Daily Comment (November 14, 2017)

by Bill O’Grady and Thomas Wash

[Posted: 9:30 AM EST] It was a very quiet overnight session.  Better Eurozone growth has lifted the EUR, while global equity markets continue to struggle in what looks to us like profit taking.  PPI (see below) did come in higher than forecast; shorter duration Treasury yields rose.  Here is what we are watching this morning:

May will allow Parliament to have a say on Brexit: Initially, PM May was not going to allow MPs to add amendments to the Brexit bill.  However, in her politically weakened position she has bowed to pressure, primarily from pro-EU MPs, to have a full vote and allow amendments to be voted on as well.  It isn’t clear how this will play out.  Although the May government insists the vote can’t halt Brexit, it does seem possible that Parliament could scuttle Brexit.  May’s plan is to offer two separate bills, one that is an actual vote on Brexit and another that votes on the specifics of the process, with the hopes that party discipline will ensure Brexit occurs and then allow “meaningful but essentially meaningless” votes on the second bill.  If May had a strong majority government and Tories feared her, this would probably work.  However, this isn’t the case.  If Parliament votes to defeat the Brexit bill, it isn’t obvious what would happen.  The EU is committed to the U.K.’s exit from the organization and Parliament’s inability to pass a bill shouldn’t prevent the EU from expelling Britain.  The exit was officially triggered last year.  Brexit without a plan leads to a chaotic situation.  On the other hand, we would not be shocked if Parliament blocks Brexit and the EU (read: Merkel) allows the U.K. to stay in the EU fold.  In any case, this is turning into a mess; at the same time, the GBP would likely soar if the U.K. ends up staying in the EU.

Venezuela in default: S&P has confirmed that Venezuela missed two interest payments within the 30-day grace period on its sovereign debt, on issues maturing in 2019 and 2024.  This rating agency is the first to declare the nation in default.  The rating on these two particular bonds is now “D,” down from “CC,” and the long-term foreign currency sovereign credit rating is now “SD,” or selective default, down from “CC.”  Although Venezuela’s default was really just a matter of time, there isn’t an obvious path of restructuring.  We will be closely watching how Caracas handles its debt to China; we suspect it will default on that debt last, but eventually it will likely default on that debt, too.  Complicating matters for bondholders is that Venezuela does have assets outside the country that could be seized by creditors (CITGO, for example).  We do note that the International Swaps and Derivatives Association has delayed a decision on default; if this group agrees with S&P, it would likely trigger the payment of credit default swaps.

Another governor?  There are reports the president is considering nominating Michelle Bowman, a state bank commissioner from Kansas.  She was formerly a banker with Farmers and Drovers[1] Bank in Council Grove, KS, with about seven years of banking and bank regulatory experience.  She has a BA from Kansas University[2] and a JD from Washburn University in Topeka, KS.  She does have rather extensive experience in Washington.  She worked with Sen.
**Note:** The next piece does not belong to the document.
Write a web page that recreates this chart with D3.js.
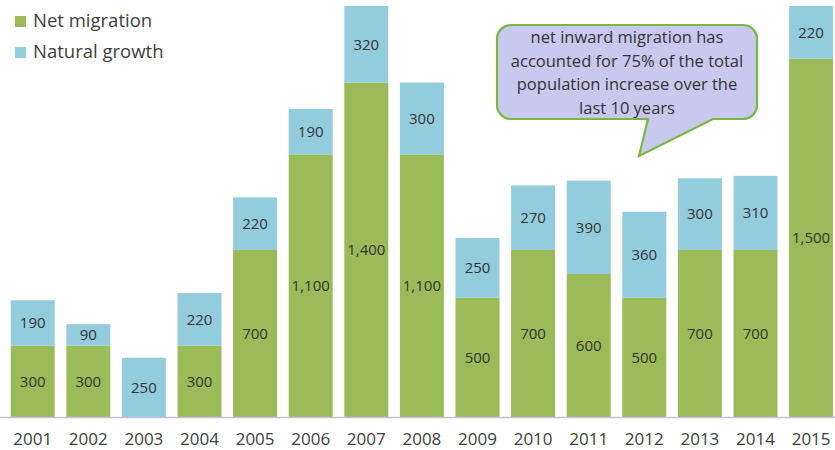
<!DOCTYPE html>
<html><head><meta charset="utf-8">
<script src="https://cdn.jsdelivr.net/npm/d3@7"></script>
<style>body{margin:0;background:#fff}svg{display:block}</style>
</head><body>
<script>
const years = ["2001","2002","2003","2004","2005","2006","2007","2008","2009","2010","2011","2012","2013","2014","2015"];
const netMigration = [300,300,0,300,700,1100,1400,1100,500,700,600,500,700,700,1500];
const naturalGrowth = [190,90,250,220,220,190,320,300,250,270,390,360,300,310,220];
const seriesNames = ["Net migration","Natural growth"];
const calloutLines = ["net inward migration has","accounted for 75% of the total","population increase over the","last 10 years"];

const W=835,H=450;
const colors=["#9bbb59","#93cddd"];
const font="'Open Sans', sans-serif";
const svg=d3.select("body").append("svg").attr("width",W).attr("height",H);

const x=d3.scaleBand().domain(years).range([4.9,838.9]).paddingInner(0.209).paddingOuter(0.1045);
const y=d3.scaleLinear().domain([0,1745]).range([417.5,0]);

const data=years.map((yr,i)=>({year:yr,net:netMigration[i],nat:naturalGrowth[i]}));
const stack=d3.stack().keys(["net","nat"])(data);

stack.forEach((layer,li)=>{
  const g=svg.append("g");
  g.selectAll("rect").data(layer).join("rect")
    .attr("x",d=>x(d.data.year)).attr("width",x.bandwidth())
    .attr("y",d=>y(d[1])).attr("height",d=>y(d[0])-y(d[1]))
    .attr("fill",colors[li]);
  g.selectAll("text").data(layer.filter(d=>d[1]-d[0]>0)).join("text")
    .attr("x",d=>x(d.data.year)+x.bandwidth()/2)
    .attr("y",d=>(y(d[0])+y(d[1]))/2)
    .attr("dy","0.35em").attr("text-anchor","middle")
    .attr("font-family",font).attr("font-size",15).attr("fill","#333")
    .text(d=>d3.format(",")(d[1]-d[0]));
});

// axis
const ax=svg.append("g").attr("transform",`translate(0,${y(0)})`)
  .call(d3.axisBottom(x).tickSize(0).tickPadding(15));
ax.select(".domain").attr("stroke","#c9bde3").attr("stroke-width",1.5).attr("d",`M0,0H${W}`);
ax.selectAll("text").attr("font-family",font).attr("font-size",17).attr("fill","#404040");

// legend
const lg=svg.append("g");
seriesNames.forEach((n,i)=>{
  lg.append("rect").attr("x",15).attr("y",16+i*31).attr("width",11).attr("height",11).attr("fill",colors[i]);
  lg.append("text").attr("x",33).attr("y",27+i*31).attr("font-family",font).attr("font-size",18.5).attr("fill","#404040").text(n);
});

// callout
const bx0=497,bx1=757,by0=25,by1=119,r=14;
const p=d3.path();
p.moveTo(bx0+r,by0);p.lineTo(bx1-r,by0);p.arcTo(bx1,by0,bx1,by0+r,r);
p.lineTo(bx1,by1-r);p.arcTo(bx1,by1,bx1-r,by1,r);
p.lineTo(713,by1);p.lineTo(639,156);p.lineTo(648,by1);
p.lineTo(bx0+r,by1);p.arcTo(bx0,by1,bx0,by1-r,r);
p.lineTo(bx0,by0+r);p.arcTo(bx0,by0,bx0+r,by0,r);p.closePath();
svg.append("path").attr("d",p.toString()).attr("fill","#c9c9ef").attr("stroke","#77b843").attr("stroke-width",2.2);
svg.append("g").selectAll("text").data(calloutLines).join("text")
  .attr("x",627).attr("y",(d,i)=>43+i*23.5).attr("text-anchor","middle")
  .attr("font-family",font).attr("font-size",16.5).attr("fill","#333").text(d=>d);
</script>
</body></html>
Dole and was counsel to the House Committee on Transportation and Infrastructure and the Committee on Government Reform and Oversight.  She was also attached to FEMA and was deputy assistant to Homeland Security Secretary Tom Ridge.  One of the governor slots is reserved for a community banker; it has been difficult to fill this position because state regulators are usually not well liked by bankers and most community bankers don’t want to leave their posts for a government job.  Although her banking experience is a bit light, her Washington experience will probably allow her to be easily confirmed.  Historically, this position tends to vote with the chair and its primary contribution is to offer “ground level” information from the small banking sector to the FOMC.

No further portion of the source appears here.